Musicians across the world raised up to £100,000 by playing JA Greenwood's composition The Acrobat, in aid of trombonist Stephen Sykes.
He needed an expensive drug so his body did not reject stem cell treatment.
Mr Sykes, from Somerset, has since recovered from Hodgkin's lymphoma enough to play the solo at a concert.
Musicians had taken part in the Acrobat Challenge, where they paid £5 and posted a clip of their performance online before nominating three musicians to do the same.
Mr Sykes, who played the solo with Midsomer Norton and Radstock Silver Band on Saturday, said at times he did not have the strength to even hold the instrument.
"Ten days ago I was struggling to hold the instrument up to my face for 10 minutes let alone play 10 minutes of a solo," he said.
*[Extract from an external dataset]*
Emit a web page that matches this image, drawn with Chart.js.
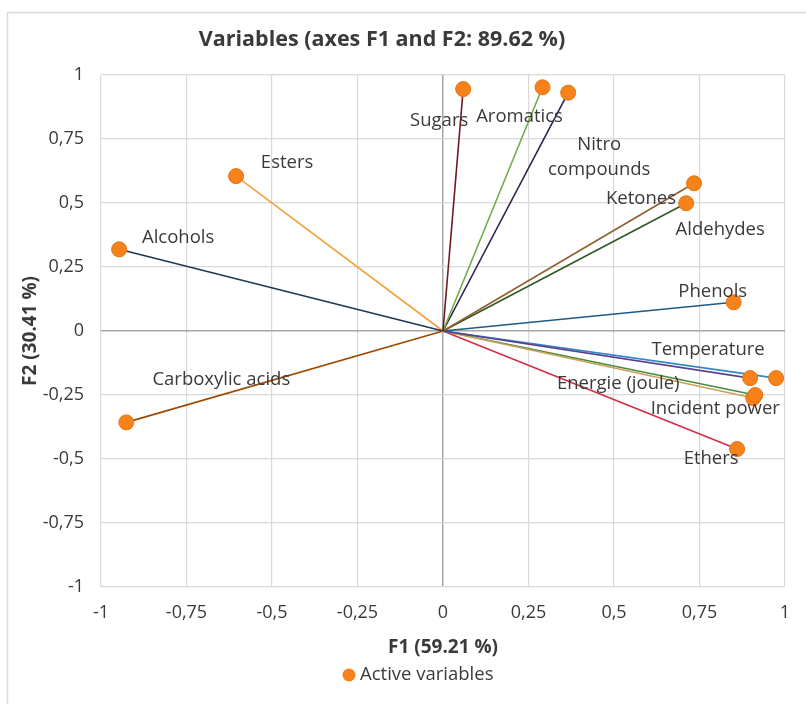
<!DOCTYPE html>
<html>
<head>
<meta charset="utf-8">
<script src="https://cdn.jsdelivr.net/npm/chart.js@4.4.1/dist/chart.umd.min.js"></script>
<style>
  html, body { margin: 0; padding: 0; background: #fff; }
  #wrap { width: 806px; height: 704px; }
</style>
</head>
<body>
<div id="wrap"><canvas id="chart-canvas" width="806" height="704"></canvas></div>
<script>
// variable names (one label is hidden in the original, overlapping)
var variables = ["Sugars", "Aromatics", "Nitro\ncompounds", "Ketones", "Aldehydes", "Phenols",
                 "Temperature", "", "Energie (joule)", "Incident power", "Ethers",
                 "Carboxylic acids", "Alcohols", "Esters"];
// correlations with factor F1 and F2
var f1 = [0.059, 0.291, 0.366, 0.734, 0.711, 0.850, 0.898, 0.974, 0.907, 0.913, 0.860, -0.926, -0.947, -0.605];
var f2 = [0.945, 0.952, 0.931, 0.577, 0.499, 0.112, -0.184, -0.184, -0.262, -0.250, -0.461, -0.357, 0.319, 0.605];
var axisTicks = [-1, -0.75, -0.5, -0.25, 0, 0.25, 0.5, 0.75, 1];

// vector colours
var lineColors = ["#6e1c24", "#70ad47", "#2f2350", "#8f6030", "#2f5a25", "#1f5a85",
                  "#5b3f8f", "#2e86c8", "#c9a15c", "#4a8c3f", "#d02f47",
                  "#9c4a00", "#1c3a52", "#f5a13c"];
// label offsets from the point, in pixels
var labelOffsets = [[-24, 32], [-23, 29], [31, 52], [-53, 15], [34, 26], [-21, -11],
                    [-42, -28], [0, 0], [-135, -14], [-40, 14], [-26, 10],
                    [95, -43], [59, -12], [51, -13]];

var FONT = "'Open Sans', sans-serif";
var TXT = "#3a3a3a";

var datasets = [{
    label: "Active variables",
    type: "scatter",
    order: 0,
    data: f1.map(function (x, i) { return { x: x, y: f2[i] }; }),
    backgroundColor: "#f7821b",
    borderColor: "#e8730f",
    borderWidth: 1,
    pointRadius: 7.5,
    pointHoverRadius: 7.5
}];
f1.forEach(function (x, i) {
    datasets.push({
        label: "v" + i,
        type: "line",
        order: 1,
        data: [{ x: 0, y: 0 }, { x: x, y: f2[i] }],
        borderColor: lineColors[i],
        borderWidth: 1.6,
        pointRadius: 0,
        fill: false
    });
});

var decorations = {
    id: "decorations",
    beforeDraw: function (chart) {
        var c = chart.ctx;
        c.save();
        c.fillStyle = "#fff";
        c.fillRect(0, 0, chart.width, chart.height);
        c.strokeStyle = "#d9d9d9";
        c.lineWidth = 1.5;
        c.beginPath();
        c.moveTo(7.5, chart.height);
        c.lineTo(7.5, 12.5);
        c.lineTo(chart.width, 12.5);
        c.stroke();
        // title
        c.fillStyle = TXT;
        c.font = "bold 21.5px " + FONT;
        c.textAlign = "center";
        c.textBaseline = "middle";
        c.fillText("Variables (axes F1 and F2: 89.62 %)", 382, 40);
        c.restore();
    },
    afterDatasetsDraw: function (chart) {
        var c = chart.ctx;
        var xs = chart.scales.x, ys = chart.scales.y;
        c.save();
        c.fillStyle = TXT;
        c.font = "18.5px " + FONT;
        c.textAlign = "center";
        c.textBaseline = "middle";
        variables.forEach(function (name, i) {
            if (!name) return;
            var px = xs.getPixelForValue(f1[i]) + labelOffsets[i][0];
            var py = ys.getPixelForValue(f2[i]) + labelOffsets[i][1];
            name.split("\n").forEach(function (line, k) {
                c.fillText(line, px, py + k * 25);
            });
        });
        // axis titles
        c.font = "bold 19px " + FONT;
        c.fillText("F1 (59.21 %)", 443, 648);
        c.save();
        c.translate(31, 331);
        c.rotate(-Math.PI / 2);
        c.fillText("F2 (30.41 %)", 0, 0);
        c.restore();
        // legend
        c.beginPath();
        c.arc(349, 675, 6.5, 0, Math.PI * 2);
        c.fillStyle = "#f7821b";
        c.fill();
        c.fillStyle = TXT;
        c.font = "18.5px " + FONT;
        c.textAlign = "left";
        c.fillText("Active variables", 360, 675);
        c.restore();
    }
};

function fmt(v) { return String(v).replace(".", ","); }
function gridColor(ctx) { return ctx.tick && ctx.tick.value === 0 ? "#a6a6a6" : "#d9d9d9"; }
function gridWidth(ctx) { return ctx.tick && ctx.tick.value === 0 ? 1.5 : 1.2; }

var ctx = document.getElementById("chart-canvas").getContext("2d");
var myChart = new Chart(ctx, {
    type: "scatter",
    data: { datasets: datasets },
    options: {
        responsive: false,
        animation: false,
        layout: { padding: { top: 75, right: 21, bottom: 0, left: 0 } },
        plugins: { legend: { display: false }, title: { display: false }, tooltip: { enabled: false } },
        scales: {
            x: {
                type: "linear", min: -1, max: 1,
                afterFit: function (s) { s.height = 117; },
                afterBuildTicks: function (s) { s.ticks = axisTicks.map(function (v) { return { value: v }; }); },
                grid: { color: gridColor, lineWidth: gridWidth, drawTicks: false },
                border: { display: false },
                ticks: { padding: 15, color: TXT, font: { family: FONT, size: 18 }, callback: fmt, maxRotation: 0 }
            },
            y: {
                type: "linear", min: -1, max: 1,
                afterFit: function (s) { s.width = 101; },
                afterBuildTicks: function (s) { s.ticks = axisTicks.map(function (v) { return { value: v }; }); },
                grid: { color: gridColor, lineWidth: gridWidth, drawTicks: false },
                border: { display: false },
                ticks: { padding: 17, color: TXT, font: { family: FONT, size: 18 }, callback: fmt }
            }
        }
    },
    plugins: [decorations]
});
</script>
</body>
</html>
"You get to the stage with it when you are at your worst where you want to survive it for the effort everyone else has made - especially my mum and another trombone player Jayne Murril who helped massively with the Acrobat Challenge.
"It's not the tune I would have picked to save my life, but I guess when it's a lifesaving piece of music any of them will do."
Mr Sykes was diagnosed in February 2016 and had received six sessions of chemotherapy but none were successful.
His consultant told the family his best hope of receiving a life-saving stem cell transplant was to treat him with a new drug called a PD1 blocker.
The cash was then raised to pay for the drug which would help save his life.
His mother Joanne provided the stem cells despite being only a 50% match, with the rare transplant procedure taking place last December.
In March, Mr Sykes had a PET-CT scan which confirmed he was cancer-free.